In order for the New Advisory Agreement to be approved, a "majority of the
interests in a Portfolio" must approve the agreement. For this purpose, a
"majority of the interests in a Portfolio" requires the affirmative vote of the
lesser of (i) more than 50% of the outstanding interests of the Portfolio or
(ii) 67% of the interests of the Portfolio present or represented at an
interestholders meeting at which the holders of more than 50% of the outstanding
interests of the Portfolio are present or represented. The Portfolios and, to
the best of the Trust's knowledge, all other investment company interestholders
in the Portfolios, will have a shareholders meeting on or about the same date as
the Meeting.
CURRENT ADVISORY AGREEMENT
Under the Current Advisory Agreement, Linden, subject to the control of the
Board of Trustees of Core Trust (the "Core Board"), manages the Portfolios'
investments. In this regard, it is the responsibility of Linden to continuously
provide the Portfolios with investment management, including investment
research, advice and supervision, to determine which securities shall be
purchased or sold by the Portfolios, and to make purchases and sales of
securities on behalf of the Portfolios. The Portfolios are currently the only
advisory accounts of Linden.
The Current Advisory Agreement was initially approved by the Core Board on
August 30, 1995. The Current Advisory Agreement was last submitted to
interestholders for approval on December 27, 1996 and is dated January 1, 1997.
The Current Advisory Agreement continues in effect for successive twelve-month
periods with respect to a Portfolio; provided that the continuance is
specifically approved at least annually (i) by the Core Board or by vote of a
majority of the
-2-
<PAGE>
outstanding voting interests of a Portfolio, and in either case, (ii) by a
majority of Core Trust's trustees who are not parties to the Current Advisory
Agreement or interested persons of any such party (other than as trustees of
Core Trust). If the continuation of the Current Advisory Agreement is not
approved as to a Portfolio, Linden may continue to render services described in
the Current Advisory Agreement to the other Portfolios. Continuance of the
Current Advisory Agreement in its present form was most recently approved by the
Core Board at a meeting held on September 22, 1997. The Current Advisory
Agreement is terminable without penalty (i) by the Core Board or by a vote of a
majority of the outstanding interests in a Portfolio on 60 days' written notice
to Linden or (ii) by Linden on 60 days' written notice to Core Trust. The
Current Advisory Agreement will automatically terminate in the event of its
assignment.
On September 1, 1995 each Fund converted to a master-feeder structure by
contributing all of its assets to its respective Portfolio. Linden provided
investment advisory services to each Fund prior to that date.

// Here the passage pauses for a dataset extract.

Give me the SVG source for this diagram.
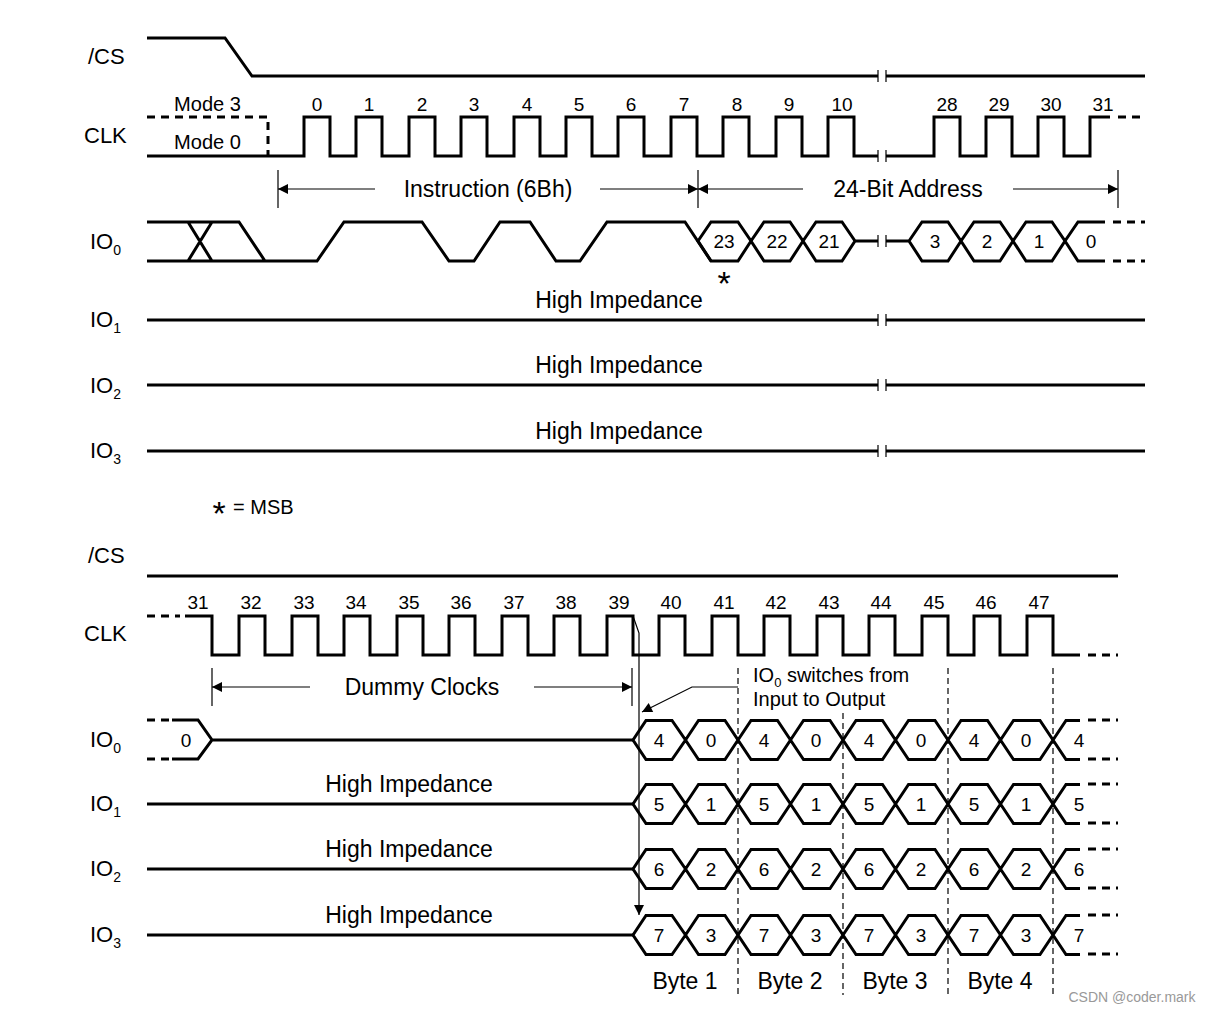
<svg xmlns="http://www.w3.org/2000/svg" width="1217" height="1013" viewBox="0 0 1217 1013">
<style>
text{font-family:"Liberation Sans",Arial,sans-serif;fill:#000}
.lab{font-size:22px}
.num{font-size:19px;text-anchor:middle}
.big{font-size:23px;text-anchor:middle}
.star{font-size:34px;text-anchor:middle}
.w{fill:none;stroke:#000;stroke-width:3;stroke-linejoin:miter}
.d{fill:none;stroke:#000;stroke-width:3;stroke-dasharray:8,6}
.t{fill:none;stroke:#000;stroke-width:1.2}
.td{fill:none;stroke:#000;stroke-width:1.2;stroke-dasharray:6,4}
</style>
<defs>
<marker id="ah" viewBox="0 0 10 10" refX="10" refY="5" markerWidth="16" markerHeight="10" markerUnits="userSpaceOnUse" orient="auto"><path d="M0,0 L10,5 L0,10 Z" fill="#000"/></marker>
</defs>
<g id="labels">
<text class="lab" x="88" y="64">/CS</text>
<text class="lab" x="84" y="143">CLK</text>
<text class="lab" x="90" y="249">IO<tspan font-size="14" dy="6">0</tspan></text>
<text class="lab" x="90" y="327">IO<tspan font-size="14" dy="6">1</tspan></text>
<text class="lab" x="90" y="393">IO<tspan font-size="14" dy="6">2</tspan></text>
<text class="lab" x="90" y="458">IO<tspan font-size="14" dy="6">3</tspan></text>
<text class="star" x="219" y="525">*</text>
<text x="233" y="514" font-size="20">= MSB</text>
<text class="lab" x="88" y="563">/CS</text>
<text class="lab" x="84" y="641">CLK</text>
<text class="lab" x="90" y="747">IO<tspan font-size="14" dy="6">0</tspan></text>
<text class="lab" x="90" y="811">IO<tspan font-size="14" dy="6">1</tspan></text>
<text class="lab" x="90" y="876">IO<tspan font-size="14" dy="6">2</tspan></text>
<text class="lab" x="90" y="942">IO<tspan font-size="14" dy="6">3</tspan></text>
</g>
<g id="top-cs">
<path class="w" d="M147,38 H225 L252,76 H878 M886,76 H1145"/>
</g>
<g id="top-clk">
<path class="d" d="M147,117 H268 V156"/>
<path class="w" d="M147,156 H304 V117 H330 V156 H356 V117 H382 V156 H409 V117 H435 V156 H461 V117 H487 V156 H514 V117 H540 V156 H566 V117 H592 V156 H618 V117 H644 V156 H671 V117 H697 V156 H723 V117 H749 V156 H776 V117 H802 V156 H828 V117 H854 V156 H878"/>
<path class="w" d="M886,156 H934 V117 H960 V156 H986 V117 H1012 V156 H1038 V117 H1064 V156 H1090 V117 H1110"/>
<path class="d" d="M1118,117 H1145"/>
<text x="174" y="111" font-size="20" textLength="67" lengthAdjust="spacingAndGlyphs">Mode 3</text>
<text x="174" y="149" font-size="20" textLength="67" lengthAdjust="spacingAndGlyphs">Mode 0</text>
<g class="num">
<text x="317" y="111">0</text><text x="369" y="111">1</text><text x="422" y="111">2</text><text x="474" y="111">3</text><text x="527" y="111">4</text><text x="579" y="111">5</text><text x="631" y="111">6</text><text x="684" y="111">7</text><text x="737" y="111">8</text><text x="789" y="111">9</text><text x="842" y="111">10</text><text x="947" y="111">28</text><text x="999" y="111">29</text><text x="1051" y="111">30</text><text x="1103" y="111">31</text>
</g>
</g>
<g id="top-spans">
<path class="t" d="M278,170 V208 M698,170 V208 M1118,170 V208"/>
<path class="t" d="M375,189 H278" marker-end="url(#ah)"/>
<path class="t" d="M600,189 H698" marker-end="url(#ah)"/>
<path class="t" d="M803,189 H698" marker-end="url(#ah)"/>
<path class="t" d="M1013,189 H1118" marker-end="url(#ah)"/>
<text class="big" x="488" y="197">Instruction (6Bh)</text>
<text class="big" x="908" y="197">24-Bit Address</text>
</g>
<g id="top-io0">
<path class="w" d="M147,222 H188 L212,261 M147,261 H188 L212,222 M147,222 H239 L265,261 M147,261 H317 L344,222 H422 L449,261 H474 L500,222 H530 L556,261 H580 L607,222 H685 L711,261"/>
<path class="w" d="M698,241 L711,222 H738 L751,241 L738,261 H711 Z M751,241 L764,222 H790 L803,241 L790,261 H764 Z M803,241 L816,222 H842 L855,241 L842,261 H816 Z M855,241 H878 M886,241 H909 M909,241 L922,222 H948 L961,241 L948,261 H922 Z M961,241 L974,222 H1000 L1013,241 L1000,261 H974 Z M1013,241 L1026,222 H1052 L1065,241 L1052,261 H1026 Z M1065,241 L1078,222 H1105 M1065,241 L1078,261 H1105"/>
<path class="d" d="M1113,222 H1145 M1113,261 H1145"/>
<g class="num"><text x="724" y="248">23</text><text x="777" y="248">22</text><text x="829" y="248">21</text><text x="935" y="248">3</text><text x="987" y="248">2</text><text x="1039" y="248">1</text><text x="1091" y="248">0</text></g>
<text class="star" x="724" y="295">*</text>
</g>
<g id="top-io123">
<path class="w" d="M147,320 H878 M886,320 H1145 M147,385 H878 M886,385 H1145 M147,451 H878 M886,451 H1145"/>
<text class="big" x="619" y="308">High Impedance</text>
<text class="big" x="619" y="373">High Impedance</text>
<text class="big" x="619" y="439">High Impedance</text>
</g>
<g id="breaks">
<path class="t" d="M878,70 V82 M886,70 V82 M878,150 V162 M886,150 V162 M878,235 V247 M886,235 V247 M878,314 V326 M886,314 V326 M878,379 V391 M886,379 V391 M878,445 V457 M886,445 V457"/>
</g>
<g id="bot-cs"><path class="w" d="M147,576 H1118"/></g>
<g id="bot-clk">
<path class="d" d="M147,616 H180"/>
<path class="w" d="M185,616 H212 V655 H239 V616 H265 V655 H292 V616 H318 V655 H344 V616 H370 V655 H397 V616 H423 V655 H449 V616 H475 V655 H502 V616 H528 V655 H554 V616 H580 V655 H607 V616 H633 V655 H659 V616 H685 V655 H712 V616 H738 V655 H764 V616 H790 V655 H817 V616 H843 V655 H869 V616 H895 V655 H922 V616 H948 V655 H974 V616 H1000 V655 H1027 V616 H1053 V655 H1080"/>
<path class="d" d="M1088,655 H1118"/>
<g class="num">
<text x="198" y="609">31</text><text x="251" y="609">32</text><text x="304" y="609">33</text><text x="356" y="609">34</text><text x="409" y="609">35</text><text x="461" y="609">36</text><text x="514" y="609">37</text><text x="566" y="609">38</text><text x="619" y="609">39</text><text x="671" y="609">40</text><text x="724" y="609">41</text><text x="776" y="609">42</text><text x="829" y="609">43</text><text x="881" y="609">44</text><text x="934" y="609">45</text><text x="986" y="609">46</text><text x="1039" y="609">47</text>
</g>
</g>
<g id="bot-spans">
<path class="t" d="M212,668 V706 M632,668 V706"/>
<path class="t" d="M310,687 H212" marker-end="url(#ah)"/>
<path class="t" d="M534,687 H632" marker-end="url(#ah)"/>
<text class="big" x="422" y="695">Dummy Clocks</text>
<path class="td" d="M738,668 V995 M843,713 V995 M948,668 V995 M1053,668 V995"/>
<path class="t" d="M633,616 L639,633 V915" marker-end="url(#ah)"/>
<path class="t" d="M738,687 H692 L642,712" marker-end="url(#ah)"/>
<text x="753" y="682" font-size="20">IO<tspan font-size="13" dy="5">0</tspan><tspan dy="-5"> switches from</tspan></text>
<text x="753" y="706" font-size="20">Input to Output</text>
</g>
<g id="bot-io0">
<path class="d" d="M147,720 H172 M147,759 H172"/>
<path class="w" d="M172,720 H198 L212,740 L198,759 H172 M212,740 H633"/>
<text class="num" x="186" y="747">0</text>
</g>
<g id="bot-io123">
<path class="w" d="M147,804 H633 M147,869 H633 M147,935 H633"/>
<text class="big" x="409" y="792">High Impedance</text>
<text class="big" x="409" y="857">High Impedance</text>
<text class="big" x="409" y="923">High Impedance</text>
</g>
<g id="bot-hex">
<path class="w" d="M633,0 L646,-19.5 H672 L685.5,0 L672,19.5 H646 Z M685.5,0 L698.5,-19.5 H725 L738,0 L725,19.5 H698.5 Z M738,0 L751,-19.5 H777.5 L790.5,0 L777.5,19.5 H751 Z M790.5,0 L803.5,-19.5 H830 L843,0 L830,19.5 H803.5 Z M843,0 L856,-19.5 H882.5 L895.5,0 L882.5,19.5 H856 Z M895.5,0 L908.5,-19.5 H935 L948,0 L935,19.5 H908.5 Z M948,0 L961,-19.5 H987.5 L1000.5,0 L987.5,19.5 H961 Z M1000.5,0 L1013.5,-19.5 H1040 L1053,0 L1040,19.5 H1013.5 Z M1053,0 L1066,-19.5 H1080 M1053,0 L1066,19.5 H1080" transform="translate(0,740)"/>
<path class="w" d="M633,0 L646,-19.5 H672 L685.5,0 L672,19.5 H646 Z M685.5,0 L698.5,-19.5 H725 L738,0 L725,19.5 H698.5 Z M738,0 L751,-19.5 H777.5 L790.5,0 L777.5,19.5 H751 Z M790.5,0 L803.5,-19.5 H830 L843,0 L830,19.5 H803.5 Z M843,0 L856,-19.5 H882.5 L895.5,0 L882.5,19.5 H856 Z M895.5,0 L908.5,-19.5 H935 L948,0 L935,19.5 H908.5 Z M948,0 L961,-19.5 H987.5 L1000.5,0 L987.5,19.5 H961 Z M1000.5,0 L1013.5,-19.5 H1040 L1053,0 L1040,19.5 H1013.5 Z M1053,0 L1066,-19.5 H1080 M1053,0 L1066,19.5 H1080" transform="translate(0,804)"/>
<path class="w" d="M633,0 L646,-19.5 H672 L685.5,0 L672,19.5 H646 Z M685.5,0 L698.5,-19.5 H725 L738,0 L725,19.5 H698.5 Z M738,0 L751,-19.5 H777.5 L790.5,0 L777.5,19.5 H751 Z M790.5,0 L803.5,-19.5 H830 L843,0 L830,19.5 H803.5 Z M843,0 L856,-19.5 H882.5 L895.5,0 L882.5,19.5 H856 Z M895.5,0 L908.5,-19.5 H935 L948,0 L935,19.5 H908.5 Z M948,0 L961,-19.5 H987.5 L1000.5,0 L987.5,19.5 H961 Z M1000.5,0 L1013.5,-19.5 H1040 L1053,0 L1040,19.5 H1013.5 Z M1053,0 L1066,-19.5 H1080 M1053,0 L1066,19.5 H1080" transform="translate(0,869)"/>
<path class="w" d="M633,0 L646,-19.5 H672 L685.5,0 L672,19.5 H646 Z M685.5,0 L698.5,-19.5 H725 L738,0 L725,19.5 H698.5 Z M738,0 L751,-19.5 H777.5 L790.5,0 L777.5,19.5 H751 Z M790.5,0 L803.5,-19.5 H830 L843,0 L830,19.5 H803.5 Z M843,0 L856,-19.5 H882.5 L895.5,0 L882.5,19.5 H856 Z M895.5,0 L908.5,-19.5 H935 L948,0 L935,19.5 H908.5 Z M948,0 L961,-19.5 H987.5 L1000.5,0 L987.5,19.5 H961 Z M1000.5,0 L1013.5,-19.5 H1040 L1053,0 L1040,19.5 H1013.5 Z M1053,0 L1066,-19.5 H1080 M1053,0 L1066,19.5 H1080" transform="translate(0,935)"/>
<path class="d" d="M1088,720 H1118 M1088,759 H1118 M1088,784 H1118 M1088,823 H1118 M1088,849 H1118 M1088,888 H1118 M1088,915 H1118 M1088,954 H1118"/>
<g class="num">
<text x="659" y="747">4</text><text x="711" y="747">0</text><text x="764" y="747">4</text><text x="816" y="747">0</text><text x="869" y="747">4</text><text x="921" y="747">0</text><text x="974" y="747">4</text><text x="1026" y="747">0</text><text x="1079" y="747">4</text>
<text x="659" y="811">5</text><text x="711" y="811">1</text><text x="764" y="811">5</text><text x="816" y="811">1</text><text x="869" y="811">5</text><text x="921" y="811">1</text><text x="974" y="811">5</text><text x="1026" y="811">1</text><text x="1079" y="811">5</text>
<text x="659" y="876">6</text><text x="711" y="876">2</text><text x="764" y="876">6</text><text x="816" y="876">2</text><text x="869" y="876">6</text><text x="921" y="876">2</text><text x="974" y="876">6</text><text x="1026" y="876">2</text><text x="1079" y="876">6</text>
<text x="659" y="942">7</text><text x="711" y="942">3</text><text x="764" y="942">7</text><text x="816" y="942">3</text><text x="869" y="942">7</text><text x="921" y="942">3</text><text x="974" y="942">7</text><text x="1026" y="942">3</text><text x="1079" y="942">7</text>
</g>
<text class="big" x="685" y="989">Byte 1</text><text class="big" x="790" y="989">Byte 2</text><text class="big" x="895" y="989">Byte 3</text><text class="big" x="1000" y="989">Byte 4</text>
</g>
<text x="1132" y="1002" font-size="14" style="fill:#999" text-anchor="middle">CSDN @coder.mark</text>
</svg>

Prior to January 1, 1997, Linden received from each Portfolio an advisory fee
for its services based on the total assets of the Portfolios combined (the
"Total Portfolio Assets") as follows: 0.05% of the first $200 million of Total
Portfolio Assets, 0.03% of the next $300 million of Total Portfolio Assets, and
0.02% of the remaining Total Portfolio Assets. Since January 1, 1997, Linden has
received from each Portfolio an advisory fee for its services based on Total
Portfolio Assets as follows: 0.06% of the first $200 million of Total Portfolio
Assets, 0.04% of the next $300 million of Total Portfolio Assets, and 0.03% of
the remaining Total Portfolio Assets. All advisory fees are paid to Linden
monthly. The advisory fees paid to Linden for the Portfolio's fiscal year ended
August 31, 1997 were: Treasury Cash Portfolio; $19,083; Government Cash
Portfolio; $196,857; and Cash Portfolio; $72,872.
TERMS OF THE ACQUISITION
Linden is wholly owned by Anthony R. Fischer, Jr., its president and sole
director. Linden's and Mr. Fischer's principal business address is 812 North
Linden Drive, Beverly Hills, California 90210. Under the Purchase and Sale
Agreement, Forum Advisors would pay to Mr. Fischer a purchase price of $750,000
for all of Linden's stock. In connection with the Purchase and Sale Agreement,
Forum Investment Advisors intends to enter into an agreement (the "Consulting
Agreement") with a new company solely owned by Mr. Fischer under which Mr.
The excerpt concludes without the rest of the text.